→ What is asked
Nothing outside the range from the line with "Generate a Python script that draws this with Plotly." to the line with "-0.62, -1.1, -1.57]" belongs in the copy, and no pictures do either; repeat that range exactly.

Charts and diagrams as code:
---

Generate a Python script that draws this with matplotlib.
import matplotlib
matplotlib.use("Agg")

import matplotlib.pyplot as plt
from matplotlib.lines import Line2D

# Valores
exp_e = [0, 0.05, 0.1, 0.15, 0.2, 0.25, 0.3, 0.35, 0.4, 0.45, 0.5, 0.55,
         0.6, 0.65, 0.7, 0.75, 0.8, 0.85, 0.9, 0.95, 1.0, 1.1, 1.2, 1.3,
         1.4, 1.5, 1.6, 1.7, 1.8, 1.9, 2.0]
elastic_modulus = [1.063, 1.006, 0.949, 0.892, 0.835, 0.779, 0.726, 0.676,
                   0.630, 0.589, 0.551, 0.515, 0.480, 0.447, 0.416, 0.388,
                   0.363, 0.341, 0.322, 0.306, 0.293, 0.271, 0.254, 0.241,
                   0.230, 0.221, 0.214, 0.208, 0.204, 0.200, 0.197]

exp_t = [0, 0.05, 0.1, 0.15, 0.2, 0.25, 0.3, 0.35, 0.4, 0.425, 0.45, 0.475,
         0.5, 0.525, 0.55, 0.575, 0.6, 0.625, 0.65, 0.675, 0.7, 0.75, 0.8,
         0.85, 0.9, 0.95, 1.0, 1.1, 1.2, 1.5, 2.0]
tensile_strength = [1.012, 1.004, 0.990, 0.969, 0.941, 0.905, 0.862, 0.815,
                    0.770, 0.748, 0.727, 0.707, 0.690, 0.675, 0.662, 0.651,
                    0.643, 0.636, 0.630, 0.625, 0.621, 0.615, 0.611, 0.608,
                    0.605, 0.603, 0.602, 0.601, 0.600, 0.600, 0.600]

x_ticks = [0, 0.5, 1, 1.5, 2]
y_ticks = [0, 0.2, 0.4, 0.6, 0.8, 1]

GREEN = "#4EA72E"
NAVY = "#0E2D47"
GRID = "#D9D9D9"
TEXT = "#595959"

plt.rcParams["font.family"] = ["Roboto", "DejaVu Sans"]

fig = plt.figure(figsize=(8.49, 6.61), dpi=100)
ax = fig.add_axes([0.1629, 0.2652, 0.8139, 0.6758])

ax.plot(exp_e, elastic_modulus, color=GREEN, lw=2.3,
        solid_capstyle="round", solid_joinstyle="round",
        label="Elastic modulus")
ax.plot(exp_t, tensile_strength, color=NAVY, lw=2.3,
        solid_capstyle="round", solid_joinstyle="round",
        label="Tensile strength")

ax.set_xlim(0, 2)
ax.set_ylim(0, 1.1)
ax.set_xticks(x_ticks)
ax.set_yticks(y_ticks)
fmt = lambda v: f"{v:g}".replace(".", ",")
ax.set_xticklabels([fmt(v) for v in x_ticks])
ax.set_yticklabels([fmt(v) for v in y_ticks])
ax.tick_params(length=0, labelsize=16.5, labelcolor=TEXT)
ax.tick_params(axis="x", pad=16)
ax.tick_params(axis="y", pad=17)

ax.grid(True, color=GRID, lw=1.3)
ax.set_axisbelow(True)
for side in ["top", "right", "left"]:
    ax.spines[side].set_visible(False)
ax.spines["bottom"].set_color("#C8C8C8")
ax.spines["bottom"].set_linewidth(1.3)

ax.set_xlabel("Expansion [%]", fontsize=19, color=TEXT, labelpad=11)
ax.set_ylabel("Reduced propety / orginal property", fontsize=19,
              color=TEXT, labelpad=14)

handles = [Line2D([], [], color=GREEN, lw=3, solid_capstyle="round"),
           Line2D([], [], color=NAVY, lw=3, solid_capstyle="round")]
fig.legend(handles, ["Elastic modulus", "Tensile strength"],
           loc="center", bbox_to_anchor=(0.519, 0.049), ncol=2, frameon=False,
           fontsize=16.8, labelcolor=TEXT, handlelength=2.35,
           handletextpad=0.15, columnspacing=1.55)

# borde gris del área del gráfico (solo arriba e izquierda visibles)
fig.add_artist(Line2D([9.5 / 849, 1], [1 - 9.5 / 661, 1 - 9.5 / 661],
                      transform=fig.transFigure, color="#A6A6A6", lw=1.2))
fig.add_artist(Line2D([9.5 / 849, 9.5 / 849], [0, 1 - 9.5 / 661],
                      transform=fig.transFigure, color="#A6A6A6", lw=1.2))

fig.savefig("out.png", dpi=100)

---

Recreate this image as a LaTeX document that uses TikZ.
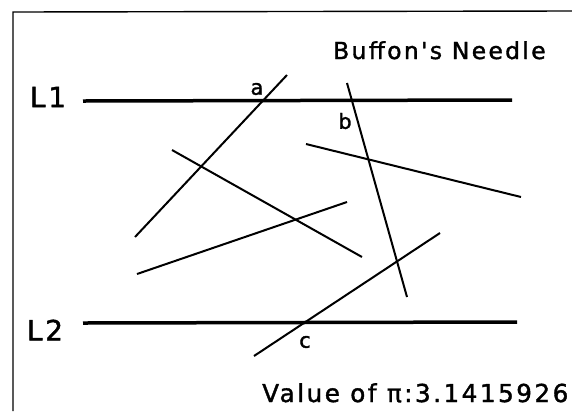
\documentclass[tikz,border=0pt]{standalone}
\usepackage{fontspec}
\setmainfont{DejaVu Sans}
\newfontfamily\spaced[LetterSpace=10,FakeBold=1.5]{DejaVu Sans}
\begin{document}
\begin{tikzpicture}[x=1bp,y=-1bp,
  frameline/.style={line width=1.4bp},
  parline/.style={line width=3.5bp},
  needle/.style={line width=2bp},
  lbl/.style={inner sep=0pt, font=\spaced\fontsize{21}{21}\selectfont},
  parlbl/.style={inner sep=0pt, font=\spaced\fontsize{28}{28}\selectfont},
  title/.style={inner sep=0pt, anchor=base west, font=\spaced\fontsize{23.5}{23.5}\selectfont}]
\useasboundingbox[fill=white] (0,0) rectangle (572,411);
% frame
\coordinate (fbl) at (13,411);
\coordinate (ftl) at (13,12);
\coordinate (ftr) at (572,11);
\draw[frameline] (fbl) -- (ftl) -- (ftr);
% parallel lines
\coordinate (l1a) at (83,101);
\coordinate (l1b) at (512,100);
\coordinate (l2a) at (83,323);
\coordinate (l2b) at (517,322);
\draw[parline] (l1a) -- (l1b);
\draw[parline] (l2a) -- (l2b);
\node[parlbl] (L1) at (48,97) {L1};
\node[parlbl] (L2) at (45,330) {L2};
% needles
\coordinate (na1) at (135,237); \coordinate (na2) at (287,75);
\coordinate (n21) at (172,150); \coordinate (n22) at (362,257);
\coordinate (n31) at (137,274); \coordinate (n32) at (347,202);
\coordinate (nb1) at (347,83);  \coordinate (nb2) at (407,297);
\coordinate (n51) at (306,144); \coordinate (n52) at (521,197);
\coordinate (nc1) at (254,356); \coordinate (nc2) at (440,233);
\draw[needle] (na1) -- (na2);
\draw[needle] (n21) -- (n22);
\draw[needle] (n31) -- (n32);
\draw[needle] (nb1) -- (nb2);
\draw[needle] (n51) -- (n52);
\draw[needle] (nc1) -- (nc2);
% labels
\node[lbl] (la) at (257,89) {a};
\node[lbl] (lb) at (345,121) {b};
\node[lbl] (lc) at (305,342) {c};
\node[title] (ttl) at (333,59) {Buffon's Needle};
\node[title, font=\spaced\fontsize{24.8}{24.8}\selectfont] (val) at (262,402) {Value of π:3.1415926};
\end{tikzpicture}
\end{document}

---

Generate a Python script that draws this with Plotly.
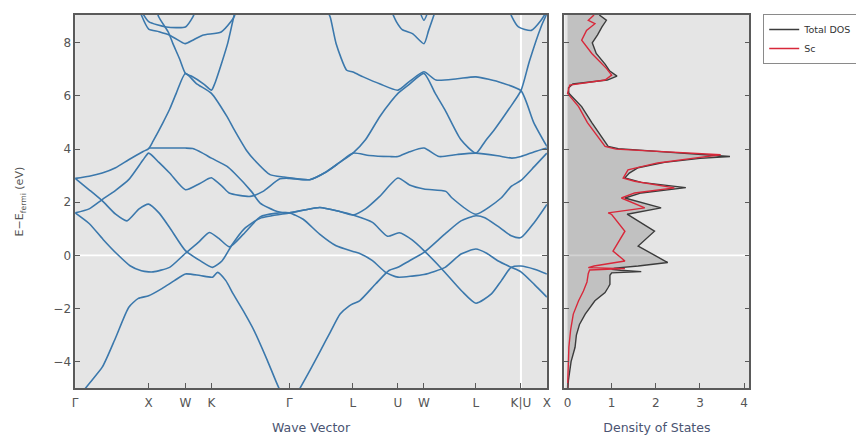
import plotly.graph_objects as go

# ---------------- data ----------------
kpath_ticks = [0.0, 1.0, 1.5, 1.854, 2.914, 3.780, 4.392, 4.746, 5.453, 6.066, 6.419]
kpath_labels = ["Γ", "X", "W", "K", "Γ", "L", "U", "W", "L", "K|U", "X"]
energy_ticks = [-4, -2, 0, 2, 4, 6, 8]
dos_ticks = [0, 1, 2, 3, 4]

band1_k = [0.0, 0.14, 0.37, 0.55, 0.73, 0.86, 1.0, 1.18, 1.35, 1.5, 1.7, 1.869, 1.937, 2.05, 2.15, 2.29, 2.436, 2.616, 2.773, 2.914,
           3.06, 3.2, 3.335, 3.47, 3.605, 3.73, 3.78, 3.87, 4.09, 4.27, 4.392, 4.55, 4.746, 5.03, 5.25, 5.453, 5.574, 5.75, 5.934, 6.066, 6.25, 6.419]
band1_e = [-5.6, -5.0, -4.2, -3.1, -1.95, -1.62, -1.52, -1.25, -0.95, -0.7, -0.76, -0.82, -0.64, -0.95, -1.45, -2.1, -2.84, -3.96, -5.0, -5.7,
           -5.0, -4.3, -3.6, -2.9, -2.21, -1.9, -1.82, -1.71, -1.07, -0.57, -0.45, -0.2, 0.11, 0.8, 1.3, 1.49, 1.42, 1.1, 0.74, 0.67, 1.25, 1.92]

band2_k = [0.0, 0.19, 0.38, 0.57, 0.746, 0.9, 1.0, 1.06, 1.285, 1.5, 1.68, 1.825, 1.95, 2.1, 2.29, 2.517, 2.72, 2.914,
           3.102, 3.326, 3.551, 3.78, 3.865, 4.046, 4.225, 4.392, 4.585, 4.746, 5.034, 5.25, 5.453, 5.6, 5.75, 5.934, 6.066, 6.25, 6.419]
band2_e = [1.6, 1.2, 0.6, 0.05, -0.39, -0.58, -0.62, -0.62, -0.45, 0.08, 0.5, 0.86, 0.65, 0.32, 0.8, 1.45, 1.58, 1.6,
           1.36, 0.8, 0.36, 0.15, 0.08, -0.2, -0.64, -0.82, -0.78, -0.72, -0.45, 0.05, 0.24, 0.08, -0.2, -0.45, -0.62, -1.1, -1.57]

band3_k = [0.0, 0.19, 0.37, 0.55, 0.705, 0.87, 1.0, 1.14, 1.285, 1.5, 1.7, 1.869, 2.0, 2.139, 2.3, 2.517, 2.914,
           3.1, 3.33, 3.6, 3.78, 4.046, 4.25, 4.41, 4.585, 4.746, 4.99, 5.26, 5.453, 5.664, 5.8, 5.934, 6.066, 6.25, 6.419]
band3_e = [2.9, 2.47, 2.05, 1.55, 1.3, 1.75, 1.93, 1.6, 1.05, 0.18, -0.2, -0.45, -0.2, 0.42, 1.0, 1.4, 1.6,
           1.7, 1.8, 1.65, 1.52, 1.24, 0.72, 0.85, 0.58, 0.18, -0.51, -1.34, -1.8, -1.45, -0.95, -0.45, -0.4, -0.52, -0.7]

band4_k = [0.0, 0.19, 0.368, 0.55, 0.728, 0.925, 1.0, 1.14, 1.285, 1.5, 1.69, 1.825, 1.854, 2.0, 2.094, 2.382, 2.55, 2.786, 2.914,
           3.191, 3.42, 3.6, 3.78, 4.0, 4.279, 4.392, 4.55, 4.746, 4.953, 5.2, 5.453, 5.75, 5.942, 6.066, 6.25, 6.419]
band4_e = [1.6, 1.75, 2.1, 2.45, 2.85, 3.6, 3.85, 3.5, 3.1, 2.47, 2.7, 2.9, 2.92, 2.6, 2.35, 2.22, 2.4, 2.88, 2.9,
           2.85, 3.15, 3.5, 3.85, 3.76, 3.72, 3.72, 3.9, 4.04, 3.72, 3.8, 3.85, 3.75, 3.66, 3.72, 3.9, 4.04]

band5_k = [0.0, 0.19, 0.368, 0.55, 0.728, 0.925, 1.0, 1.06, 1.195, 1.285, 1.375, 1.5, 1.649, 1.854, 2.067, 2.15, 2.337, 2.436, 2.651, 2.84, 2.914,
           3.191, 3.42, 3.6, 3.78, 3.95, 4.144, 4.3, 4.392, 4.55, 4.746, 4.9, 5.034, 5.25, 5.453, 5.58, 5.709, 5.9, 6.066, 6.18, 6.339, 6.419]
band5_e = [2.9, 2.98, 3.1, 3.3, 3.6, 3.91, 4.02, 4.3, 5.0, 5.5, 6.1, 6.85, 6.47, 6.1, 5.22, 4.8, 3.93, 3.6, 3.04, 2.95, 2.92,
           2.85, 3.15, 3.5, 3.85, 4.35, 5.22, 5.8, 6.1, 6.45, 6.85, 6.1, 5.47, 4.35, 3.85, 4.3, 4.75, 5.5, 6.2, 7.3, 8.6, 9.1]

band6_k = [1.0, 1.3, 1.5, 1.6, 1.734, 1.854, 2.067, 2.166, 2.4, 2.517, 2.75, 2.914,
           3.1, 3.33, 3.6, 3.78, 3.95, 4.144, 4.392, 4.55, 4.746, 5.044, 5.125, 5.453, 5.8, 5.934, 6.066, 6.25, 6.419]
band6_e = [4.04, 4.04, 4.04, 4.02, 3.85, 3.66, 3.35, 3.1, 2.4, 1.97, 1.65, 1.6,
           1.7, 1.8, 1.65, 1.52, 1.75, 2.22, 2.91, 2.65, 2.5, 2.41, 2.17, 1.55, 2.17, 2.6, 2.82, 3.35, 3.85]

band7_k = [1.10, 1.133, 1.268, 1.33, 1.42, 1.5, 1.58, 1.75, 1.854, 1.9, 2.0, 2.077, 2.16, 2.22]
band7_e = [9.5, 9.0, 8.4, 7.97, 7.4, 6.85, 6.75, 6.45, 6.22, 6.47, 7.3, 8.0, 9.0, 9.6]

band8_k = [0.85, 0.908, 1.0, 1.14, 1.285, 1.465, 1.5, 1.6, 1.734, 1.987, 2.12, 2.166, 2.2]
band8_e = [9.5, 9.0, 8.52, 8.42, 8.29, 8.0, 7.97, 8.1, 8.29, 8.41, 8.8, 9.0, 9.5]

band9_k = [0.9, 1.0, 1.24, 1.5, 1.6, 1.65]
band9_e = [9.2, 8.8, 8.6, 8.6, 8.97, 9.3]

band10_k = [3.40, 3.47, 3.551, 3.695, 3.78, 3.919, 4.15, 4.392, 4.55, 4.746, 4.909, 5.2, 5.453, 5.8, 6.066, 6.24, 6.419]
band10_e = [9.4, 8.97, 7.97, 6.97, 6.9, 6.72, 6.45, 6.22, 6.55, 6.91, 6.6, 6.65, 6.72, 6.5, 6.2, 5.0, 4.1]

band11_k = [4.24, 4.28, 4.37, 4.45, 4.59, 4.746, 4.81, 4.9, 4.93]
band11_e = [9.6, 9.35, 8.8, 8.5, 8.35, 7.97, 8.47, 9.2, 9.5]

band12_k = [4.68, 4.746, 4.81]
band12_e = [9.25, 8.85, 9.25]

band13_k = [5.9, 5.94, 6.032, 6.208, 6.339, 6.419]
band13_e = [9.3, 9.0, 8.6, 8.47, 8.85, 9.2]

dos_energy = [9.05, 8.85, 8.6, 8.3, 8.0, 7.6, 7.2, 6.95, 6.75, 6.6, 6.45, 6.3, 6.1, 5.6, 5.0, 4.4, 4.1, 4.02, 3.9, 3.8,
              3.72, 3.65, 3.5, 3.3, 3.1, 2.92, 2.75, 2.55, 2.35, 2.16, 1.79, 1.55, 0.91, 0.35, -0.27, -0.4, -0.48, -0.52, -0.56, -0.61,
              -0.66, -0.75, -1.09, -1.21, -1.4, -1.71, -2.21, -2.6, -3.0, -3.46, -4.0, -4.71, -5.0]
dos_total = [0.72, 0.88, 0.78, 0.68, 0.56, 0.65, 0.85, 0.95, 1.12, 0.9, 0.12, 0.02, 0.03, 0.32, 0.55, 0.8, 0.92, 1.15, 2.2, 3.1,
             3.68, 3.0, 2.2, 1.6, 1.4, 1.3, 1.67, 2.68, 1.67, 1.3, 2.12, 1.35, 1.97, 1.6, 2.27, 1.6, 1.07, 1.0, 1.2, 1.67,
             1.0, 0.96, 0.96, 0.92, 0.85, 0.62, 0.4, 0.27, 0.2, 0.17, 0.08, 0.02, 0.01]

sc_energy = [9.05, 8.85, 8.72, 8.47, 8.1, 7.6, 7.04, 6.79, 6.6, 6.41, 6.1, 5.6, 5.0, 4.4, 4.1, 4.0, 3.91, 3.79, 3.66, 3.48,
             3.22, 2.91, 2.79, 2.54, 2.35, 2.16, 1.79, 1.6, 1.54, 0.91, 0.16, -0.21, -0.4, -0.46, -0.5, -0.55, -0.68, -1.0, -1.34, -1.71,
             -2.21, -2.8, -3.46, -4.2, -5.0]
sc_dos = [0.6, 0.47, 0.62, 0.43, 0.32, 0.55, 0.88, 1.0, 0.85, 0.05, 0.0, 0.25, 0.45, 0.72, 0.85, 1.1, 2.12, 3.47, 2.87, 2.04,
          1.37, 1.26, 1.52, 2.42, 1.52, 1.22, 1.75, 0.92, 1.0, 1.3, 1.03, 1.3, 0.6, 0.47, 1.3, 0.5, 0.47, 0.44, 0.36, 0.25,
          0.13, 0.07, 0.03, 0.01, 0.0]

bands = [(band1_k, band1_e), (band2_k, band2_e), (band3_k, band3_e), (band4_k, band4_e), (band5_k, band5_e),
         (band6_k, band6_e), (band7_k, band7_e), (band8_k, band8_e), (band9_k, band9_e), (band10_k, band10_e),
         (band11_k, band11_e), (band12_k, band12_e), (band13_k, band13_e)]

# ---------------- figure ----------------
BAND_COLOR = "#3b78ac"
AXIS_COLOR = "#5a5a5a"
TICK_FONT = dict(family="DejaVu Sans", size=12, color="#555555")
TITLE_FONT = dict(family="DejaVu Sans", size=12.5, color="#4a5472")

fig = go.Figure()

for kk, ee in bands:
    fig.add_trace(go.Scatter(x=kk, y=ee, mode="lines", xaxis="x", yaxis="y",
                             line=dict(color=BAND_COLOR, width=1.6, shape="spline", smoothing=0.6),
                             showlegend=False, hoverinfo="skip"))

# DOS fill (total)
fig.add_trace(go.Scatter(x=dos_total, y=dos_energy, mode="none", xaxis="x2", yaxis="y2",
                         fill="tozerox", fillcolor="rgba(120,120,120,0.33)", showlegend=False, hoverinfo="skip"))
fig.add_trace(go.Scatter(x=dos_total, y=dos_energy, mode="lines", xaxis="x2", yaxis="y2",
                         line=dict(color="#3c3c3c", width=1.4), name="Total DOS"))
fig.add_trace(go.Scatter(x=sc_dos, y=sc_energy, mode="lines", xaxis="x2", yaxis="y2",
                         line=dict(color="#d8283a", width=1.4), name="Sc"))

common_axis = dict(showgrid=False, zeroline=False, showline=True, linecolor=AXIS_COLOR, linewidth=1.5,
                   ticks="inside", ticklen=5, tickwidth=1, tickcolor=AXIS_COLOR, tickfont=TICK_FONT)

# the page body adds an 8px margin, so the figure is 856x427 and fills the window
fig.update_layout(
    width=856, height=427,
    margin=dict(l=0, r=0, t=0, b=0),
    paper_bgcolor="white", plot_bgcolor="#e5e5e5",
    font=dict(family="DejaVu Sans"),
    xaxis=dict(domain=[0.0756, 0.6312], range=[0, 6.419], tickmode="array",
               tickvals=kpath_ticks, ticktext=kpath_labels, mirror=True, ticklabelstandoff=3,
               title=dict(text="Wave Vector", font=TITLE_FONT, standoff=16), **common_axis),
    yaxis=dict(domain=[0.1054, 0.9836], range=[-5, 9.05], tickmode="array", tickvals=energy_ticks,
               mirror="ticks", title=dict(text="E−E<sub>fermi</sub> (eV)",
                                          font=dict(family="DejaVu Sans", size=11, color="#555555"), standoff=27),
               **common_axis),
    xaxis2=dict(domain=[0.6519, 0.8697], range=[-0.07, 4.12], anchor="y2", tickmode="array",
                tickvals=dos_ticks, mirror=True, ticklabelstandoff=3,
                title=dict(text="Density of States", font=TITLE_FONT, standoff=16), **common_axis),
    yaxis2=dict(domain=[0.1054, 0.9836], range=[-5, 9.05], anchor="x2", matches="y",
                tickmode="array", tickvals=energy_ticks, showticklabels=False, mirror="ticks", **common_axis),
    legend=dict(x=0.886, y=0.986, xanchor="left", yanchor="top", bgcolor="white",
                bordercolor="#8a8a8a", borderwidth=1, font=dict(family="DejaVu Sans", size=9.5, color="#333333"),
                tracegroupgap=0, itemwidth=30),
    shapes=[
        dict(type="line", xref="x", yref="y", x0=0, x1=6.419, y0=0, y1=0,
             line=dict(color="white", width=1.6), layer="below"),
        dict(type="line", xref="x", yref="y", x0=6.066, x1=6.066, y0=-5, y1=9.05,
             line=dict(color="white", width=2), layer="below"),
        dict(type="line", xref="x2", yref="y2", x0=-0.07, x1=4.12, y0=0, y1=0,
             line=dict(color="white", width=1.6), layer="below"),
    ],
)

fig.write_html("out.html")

---

→ Problem solution
Generate a Python script that draws this with Plotly.
import plotly.graph_objects as go

# ---------------- data ----------------
kpath_ticks = [0.0, 1.0, 1.5, 1.854, 2.914, 3.780, 4.392, 4.746, 5.453, 6.066, 6.419]
kpath_labels = ["Γ", "X", "W", "K", "Γ", "L", "U", "W", "L", "K|U", "X"]
energy_ticks = [-4, -2, 0, 2, 4, 6, 8]
dos_ticks = [0, 1, 2, 3, 4]

band1_k = [0.0, 0.14, 0.37, 0.55, 0.73, 0.86, 1.0, 1.18, 1.35, 1.5, 1.7, 1.869, 1.937, 2.05, 2.15, 2.29, 2.436, 2.616, 2.773, 2.914,
           3.06, 3.2, 3.335, 3.47, 3.605, 3.73, 3.78, 3.87, 4.09, 4.27, 4.392, 4.55, 4.746, 5.03, 5.25, 5.453, 5.574, 5.75, 5.934, 6.066, 6.25, 6.419]
band1_e = [-5.6, -5.0, -4.2, -3.1, -1.95, -1.62, -1.52, -1.25, -0.95, -0.7, -0.76, -0.82, -0.64, -0.95, -1.45, -2.1, -2.84, -3.96, -5.0, -5.7,
           -5.0, -4.3, -3.6, -2.9, -2.21, -1.9, -1.82, -1.71, -1.07, -0.57, -0.45, -0.2, 0.11, 0.8, 1.3, 1.49, 1.42, 1.1, 0.74, 0.67, 1.25, 1.92]

band2_k = [0.0, 0.19, 0.38, 0.57, 0.746, 0.9, 1.0, 1.06, 1.285, 1.5, 1.68, 1.825, 1.95, 2.1, 2.29, 2.517, 2.72, 2.914,
           3.102, 3.326, 3.551, 3.78, 3.865, 4.046, 4.225, 4.392, 4.585, 4.746, 5.034, 5.25, 5.453, 5.6, 5.75, 5.934, 6.066, 6.25, 6.419]
band2_e = [1.6, 1.2, 0.6, 0.05, -0.39, -0.58, -0.62, -0.62, -0.45, 0.08, 0.5, 0.86, 0.65, 0.32, 0.8, 1.45, 1.58, 1.6,
           1.36, 0.8, 0.36, 0.15, 0.08, -0.2, -0.64, -0.82, -0.78, -0.72, -0.45, 0.05, 0.24, 0.08, -0.2, -0.45, -0.62, -1.1, -1.57]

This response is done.